Extraction quality depends on session substance
The problem: The extractor only keeps durable observations — decisions, bug fixes, learnings, significant commands. A session where you asked Claude to explain a concept, wrote some boilerplate, or had a short conversation will correctly return 0 observations. This can feel like a bug when you expect something to be saved.
What to do:
- Check
~/.somtum/hook.log— if it showsinserted=0, the session was likely too shallow to extract from. - For things you know you want saved, use
remembervia the MCP tool orsomtum rememberfrom the CLI. Don't rely solely on automatic extraction for important decisions. - Sessions covering architecture decisions, debugging sessions, or significant refactors are where automatic extraction shines.
No Windows-native testing
The problem: Somtum's hook pipeline has been tested and developed primarily on macOS and Linux. The hooks depend on Claude Code's SessionEnd, UserPromptSubmit, and PreToolUse event system, and the path handling, shell environment inheritance, and better-sqlite3 native builds haven't been verified exhaustively on Windows.
Known issues:
better-sqlite3may requirewindows-build-toolson some Windows setups (see Troubleshooting).- Shell profile inheritance (for
ANTHROPIC_API_KEY) behaves differently on Windows than on Unix.
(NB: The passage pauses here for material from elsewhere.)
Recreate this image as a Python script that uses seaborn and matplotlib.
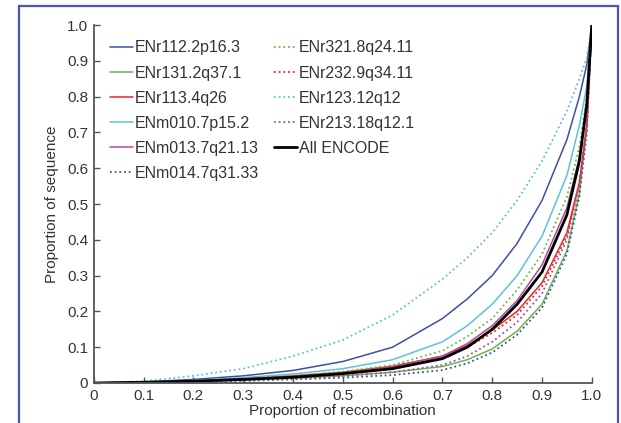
import pandas as pd
import matplotlib
matplotlib.use("Agg")
import matplotlib.pyplot as plt
import seaborn as sns
from matplotlib.patches import Rectangle

# --- Data ---
x_vals = [0, 0.1, 0.2, 0.3, 0.4, 0.5, 0.6, 0.7, 0.75, 0.8, 0.85, 0.9, 0.95, 0.975, 0.99, 1.0]

enr112 = [0, .003, .010, .020, .035, .060, .100, .180, .235, .300, .390, .510, .680, .800, .890, 1.0]
enr131 = [0, .001, .004, .008, .013, .020, .030, .046, .065, .095, .145, .220, .370, .530, .720, 1.0]
enr113 = [0, .002, .006, .012, .020, .030, .047, .075, .105, .148, .200, .280, .420, .560, .720, 1.0]
enm010 = [0, .002, .007, .015, .025, .040, .065, .115, .160, .220, .300, .410, .580, .720, .830, 1.0]
enm013 = [0, .002, .005, .010, .017, .028, .045, .075, .110, .160, .230, .330, .490, .630, .780, 1.0]
enm014 = [0, .001, .003, .006, .010, .015, .022, .036, .055, .085, .135, .210, .360, .520, .700, 1.0]
enr321 = [0, .002, .006, .012, .020, .032, .050, .090, .130, .180, .260, .360, .520, .660, .800, 1.0]
enr232 = [0, .002, .005, .011, .018, .028, .043, .070, .100, .140, .190, .270, .410, .560, .720, 1.0]
enr123 = [0, .005, .020, .040, .075, .120, .190, .290, .350, .420, .510, .620, .760, .850, .910, 1.0]
enr213 = [0, .001, .004, .008, .013, .020, .030, .050, .075, .115, .170, .250, .400, .550, .720, 1.0]
all_encode = [0, .002, .005, .010, .016, .026, .040, .068, .100, .150, .220, .310, .470, .620, .780, 1.0]

series_names = ["ENr112.2p16.3", "ENr131.2q37.1", "ENr113.4q26", "ENm010.7p15.2",
                "ENm013.7q21.13", "ENm014.7q31.33", "ENr321.8q24.11", "ENr232.9q34.11",
                "ENr123.12q12", "ENr213.18q12.1", "All ENCODE"]
series_values = [enr112, enr131, enr113, enm010, enm013, enm014,
                 enr321, enr232, enr123, enr213, all_encode]

x_ticks = [0, 0.1, 0.2, 0.3, 0.4, 0.5, 0.6, 0.7, 0.8, 0.9, 1.0]
x_tick_labels = ["0", "0.1", "0.2", "0.3", "0.4", "0.5", "0.6", "0.7", "0.8", "0.9", "1.0"]
y_ticks = [0, 0.1, 0.2, 0.3, 0.4, 0.5, 0.6, 0.7, 0.8, 0.9, 1.0]
y_tick_labels = ["0", "0.1", "0.2", "0.3", "0.4", "0.5", "0.6", "0.7", "0.8", "0.9", "1.0"]

# --- Styles ---
BLUE = "#3c4fa6"
GREEN = "#66b84a"
RED = "#e8262a"
CYAN = "#5cc3d6"
MAGENTA = "#b04a9c"
DOT = (0, (1, 1.6))
styles = [
    (BLUE, "-", 1.1), (GREEN, "-", 1.1), (RED, "-", 1.1), (CYAN, "-", 1.1),
    (MAGENTA, "-", 1.1), (BLUE, DOT, 1.3), (GREEN, DOT, 1.3), (RED, DOT, 1.3),
    (CYAN, DOT, 1.3), (MAGENTA, DOT, 1.3), ("black", "-", 2.0),
]

sns.set_style("ticks")
plt.rcParams['font.family'] = ['Liberation Sans', 'DejaVu Sans']

fig = plt.figure(figsize=(6.21, 4.23), dpi=100)
ax = fig.add_axes([0.151, 0.0946, 0.802, 0.846])

for name, vals, (col, ls, lw) in zip(series_names, series_values, styles):
    df = pd.DataFrame({"x": x_vals, "y": vals})
    sns.lineplot(data=df, x="x", y="y", ax=ax, color=col, linestyle=ls,
                 linewidth=lw, label=name, sort=False)

ax.set_xlim(0, 1)
ax.set_ylim(0, 1)
ax.set_xticks(x_ticks)
ax.set_xticklabels(x_tick_labels)
ax.set_yticks(y_ticks)
ax.set_yticklabels(y_tick_labels)
ax.set_xlabel("Proportion of recombination", fontsize=11, labelpad=1)
ax.set_ylabel("Proportion of sequence", fontsize=11, labelpad=6)
ax.tick_params(direction="in", length=4, width=1, color="#555555",
               labelsize=11, labelcolor="#333333", pad=4)
for s in ["top", "right"]:
    ax.spines[s].set_visible(False)
for s in ["left", "bottom"]:
    ax.spines[s].set_color("#555555")
    ax.spines[s].set_linewidth(1.3)
ax.xaxis.label.set_color("#333333")
ax.yaxis.label.set_color("#333333")

leg = ax.legend(loc="upper left", bbox_to_anchor=(0.02, 0.975), ncol=2, frameon=False,
                fontsize=11.5, handlelength=1.45, handletextpad=0.12,
                columnspacing=0.9, labelspacing=0.63, borderaxespad=0)
for t in leg.get_texts():
    t.set_color("#333333")

# blue frame around the figure
fig.patches.append(Rectangle((19 / 621, -0.1), 599 / 621, 1.0 - 6 / 423 + 0.1,
                             transform=fig.transFigure, fill=False,
                             edgecolor="#4a55b8", linewidth=1.6, clip_on=False))

fig.savefig("out.png", dpi=100)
What to do: If you're on Windows and hit issues, use WSL2 — it's the supported path for Windows developers.
Somtum complements CLAUDE.md — it doesn't replace it
The problem: Somtum captures accumulated experience from sessions — it's observation-driven. CLAUDE.md is authored intent — things you want Claude to always know, written and maintained by you. They serve different purposes.
Relying on Somtum alone to keep Claude informed about critical project rules is risky. Somtum retrieves based on relevance to the current prompt; a rule that doesn't match the BM25 query won't be injected.
What to do:
- Use
somtum suggest-claude-mdto promote high-signal observations from Somtum into CLAUDE.md — this is the designed workflow. - Keep permanent rules (team conventions, project architecture constraints, non-negotiables) in CLAUDE.md.
- Let Somtum handle the long tail: past bugs, specific decisions, one-off learnings.
Memory grows without periodic pruning
The problem: Deduplication (M10) handles near-duplicate observations from session to session. But it can't remove memories that are simply no longer relevant — a file you deleted, a library you replaced, a decision you reversed.
Over months on an active project, the corpus can grow to hundreds of observations. BM25 retrieval stays fast (< 2ms at 1k memories), but injection quality degrades when stale memories are injected alongside fresh ones.
What to do:
# See what Somtum remembers about an old topic before deciding
somtum search "old library name"
# Soft-delete specific entries
somtum forget <id>
# Doctor warns about memories older than 90 days with no retrievals
somtum doctor
# Hard-remove soft-deleted entries older than 60 days
somtum purge --older-than 60dConsider a monthly pruning pass on long-lived projects.
The extraction cost is real
The problem: Every session end triggers a Claude Haiku call to extract observations (unless the session is trivially short). On the Anthropic API, this is a real cost — typically a few hundred to a few thousand input tokens per session. Somtum tracks this in tokens_spent and shows the breakeven ratio.
What to do:
- Use
ANTHROPIC_API_KEYunset +claudeCLI fallback if you're on a Claude Code subscription — extraction then uses your subscription quota rather than API credits. - Reduce
extraction.max_observations_per_sessionif you're generating too many low-quality observations per session. - Run
somtum statsregularly to check whether savings are outpacing spend.